:: Work to be completed ::
Go through the data and copy every line exactly, but not the images.
━━━ Stored data ━━━
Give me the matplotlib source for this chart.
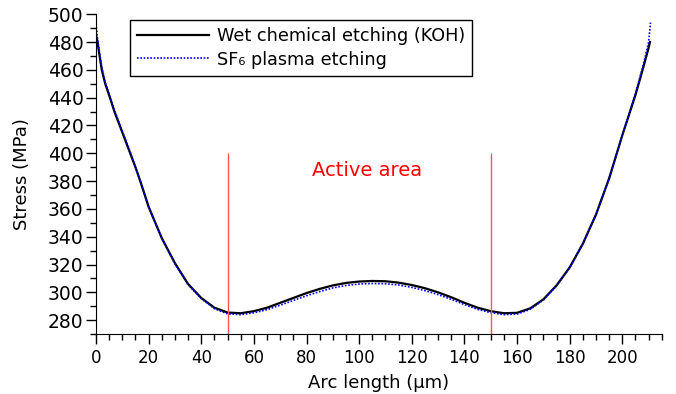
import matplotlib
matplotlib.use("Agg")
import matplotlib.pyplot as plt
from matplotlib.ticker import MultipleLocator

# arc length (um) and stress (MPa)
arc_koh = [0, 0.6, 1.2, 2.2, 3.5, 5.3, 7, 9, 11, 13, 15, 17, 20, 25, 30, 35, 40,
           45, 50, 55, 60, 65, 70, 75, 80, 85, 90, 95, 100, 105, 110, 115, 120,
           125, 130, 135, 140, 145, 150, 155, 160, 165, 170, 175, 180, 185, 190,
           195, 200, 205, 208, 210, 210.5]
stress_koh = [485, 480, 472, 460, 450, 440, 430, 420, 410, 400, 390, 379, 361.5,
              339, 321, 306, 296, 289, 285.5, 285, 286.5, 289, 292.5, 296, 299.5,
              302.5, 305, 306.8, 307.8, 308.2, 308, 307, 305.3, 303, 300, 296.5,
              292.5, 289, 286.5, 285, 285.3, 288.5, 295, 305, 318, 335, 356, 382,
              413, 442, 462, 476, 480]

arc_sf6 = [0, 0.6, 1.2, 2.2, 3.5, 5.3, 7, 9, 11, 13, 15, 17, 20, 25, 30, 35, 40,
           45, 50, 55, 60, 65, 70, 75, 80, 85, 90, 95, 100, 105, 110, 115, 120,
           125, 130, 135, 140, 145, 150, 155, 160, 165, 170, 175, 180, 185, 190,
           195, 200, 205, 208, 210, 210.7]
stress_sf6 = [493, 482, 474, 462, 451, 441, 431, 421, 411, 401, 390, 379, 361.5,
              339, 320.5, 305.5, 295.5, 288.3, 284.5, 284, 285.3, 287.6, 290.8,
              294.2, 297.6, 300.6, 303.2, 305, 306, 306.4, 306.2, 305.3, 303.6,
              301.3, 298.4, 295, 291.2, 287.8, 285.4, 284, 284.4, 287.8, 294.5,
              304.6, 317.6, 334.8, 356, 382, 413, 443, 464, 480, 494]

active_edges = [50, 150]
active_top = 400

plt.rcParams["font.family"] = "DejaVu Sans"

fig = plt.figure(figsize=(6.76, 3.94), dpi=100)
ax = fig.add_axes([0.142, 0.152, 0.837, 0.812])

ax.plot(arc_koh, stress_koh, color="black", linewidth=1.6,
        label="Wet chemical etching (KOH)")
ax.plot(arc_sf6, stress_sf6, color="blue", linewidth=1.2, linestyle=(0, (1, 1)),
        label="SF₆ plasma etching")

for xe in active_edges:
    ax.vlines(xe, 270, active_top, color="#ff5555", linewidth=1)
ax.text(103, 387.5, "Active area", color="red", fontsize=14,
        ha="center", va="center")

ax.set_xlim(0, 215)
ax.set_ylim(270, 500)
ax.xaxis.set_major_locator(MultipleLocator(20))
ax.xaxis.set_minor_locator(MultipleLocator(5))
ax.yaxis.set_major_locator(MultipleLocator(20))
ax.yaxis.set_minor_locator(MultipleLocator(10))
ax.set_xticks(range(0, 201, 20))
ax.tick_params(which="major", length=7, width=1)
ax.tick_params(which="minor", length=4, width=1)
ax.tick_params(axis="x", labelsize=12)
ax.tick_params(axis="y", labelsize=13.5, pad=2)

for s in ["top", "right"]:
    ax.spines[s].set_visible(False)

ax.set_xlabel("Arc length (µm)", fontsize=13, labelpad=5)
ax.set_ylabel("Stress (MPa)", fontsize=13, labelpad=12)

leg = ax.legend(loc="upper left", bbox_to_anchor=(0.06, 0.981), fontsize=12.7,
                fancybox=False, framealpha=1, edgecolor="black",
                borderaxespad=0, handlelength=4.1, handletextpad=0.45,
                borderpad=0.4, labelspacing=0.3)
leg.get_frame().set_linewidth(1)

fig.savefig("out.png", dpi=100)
━━━
:: Solution to the problem ::
Give me the matplotlib source for this chart.
import matplotlib
matplotlib.use("Agg")
import matplotlib.pyplot as plt
from matplotlib.ticker import MultipleLocator

# arc length (um) and stress (MPa)
arc_koh = [0, 0.6, 1.2, 2.2, 3.5, 5.3, 7, 9, 11, 13, 15, 17, 20, 25, 30, 35, 40,
           45, 50, 55, 60, 65, 70, 75, 80, 85, 90, 95, 100, 105, 110, 115, 120,
           125, 130, 135, 140, 145, 150, 155, 160, 165, 170, 175, 180, 185, 190,
           195, 200, 205, 208, 210, 210.5]
stress_koh = [485, 480, 472, 460, 450, 440, 430, 420, 410, 400, 390, 379, 361.5,
              339, 321, 306, 296, 289, 285.5, 285, 286.5, 289, 292.5, 296, 299.5,
              302.5, 305, 306.8, 307.8, 308.2, 308, 307, 305.3, 303, 300, 296.5,
              292.5, 289, 286.5, 285, 285.3, 288.5, 295, 305, 318, 335, 356, 382,
              413, 442, 462, 476, 480]

arc_sf6 = [0, 0.6, 1.2, 2.2, 3.5, 5.3, 7, 9, 11, 13, 15, 17, 20, 25, 30, 35, 40,
           45, 50, 55, 60, 65, 70, 75, 80, 85, 90, 95, 100, 105, 110, 115, 120,
           125, 130, 135, 140, 145, 150, 155, 160, 165, 170, 175, 180, 185, 190,
           195, 200, 205, 208, 210, 210.7]
stress_sf6 = [493, 482, 474, 462, 451, 441, 431, 421, 411, 401, 390, 379, 361.5,
              339, 320.5, 305.5, 295.5, 288.3, 284.5, 284, 285.3, 287.6, 290.8,
              294.2, 297.6, 300.6, 303.2, 305, 306, 306.4, 306.2, 305.3, 303.6,
              301.3, 298.4, 295, 291.2, 287.8, 285.4, 284, 284.4, 287.8, 294.5,
              304.6, 317.6, 334.8, 356, 382, 413, 443, 464, 480, 494]

active_edges = [50, 150]
active_top = 400

plt.rcParams["font.family"] = "DejaVu Sans"

fig = plt.figure(figsize=(6.76, 3.94), dpi=100)
ax = fig.add_axes([0.142, 0.152, 0.837, 0.812])

ax.plot(arc_koh, stress_koh, color="black", linewidth=1.6,
        label="Wet chemical etching (KOH)")
ax.plot(arc_sf6, stress_sf6, color="blue", linewidth=1.2, linestyle=(0, (1, 1)),
        label="SF₆ plasma etching")

for xe in active_edges:
    ax.vlines(xe, 270, active_top, color="#ff5555", linewidth=1)
ax.text(103, 387.5, "Active area", color="red", fontsize=14,
        ha="center", va="center")

ax.set_xlim(0, 215)
ax.set_ylim(270, 500)
ax.xaxis.set_major_locator(MultipleLocator(20))
ax.xaxis.set_minor_locator(MultipleLocator(5))
ax.yaxis.set_major_locator(MultipleLocator(20))
ax.yaxis.set_minor_locator(MultipleLocator(10))
ax.set_xticks(range(0, 201, 20))
ax.tick_params(which="major", length=7, width=1)
ax.tick_params(which="minor", length=4, width=1)
ax.tick_params(axis="x", labelsize=12)
ax.tick_params(axis="y", labelsize=13.5, pad=2)

for s in ["top", "right"]:
    ax.spines[s].set_visible(False)

ax.set_xlabel("Arc length (µm)", fontsize=13, labelpad=5)
ax.set_ylabel("Stress (MPa)", fontsize=13, labelpad=12)

leg = ax.legend(loc="upper left", bbox_to_anchor=(0.06, 0.981), fontsize=12.7,
                fancybox=False, framealpha=1, edgecolor="black",
                borderaxespad=0, handlelength=4.1, handletextpad=0.45,
                borderpad=0.4, labelspacing=0.3)
leg.get_frame().set_linewidth(1)

fig.savefig("out.png", dpi=100)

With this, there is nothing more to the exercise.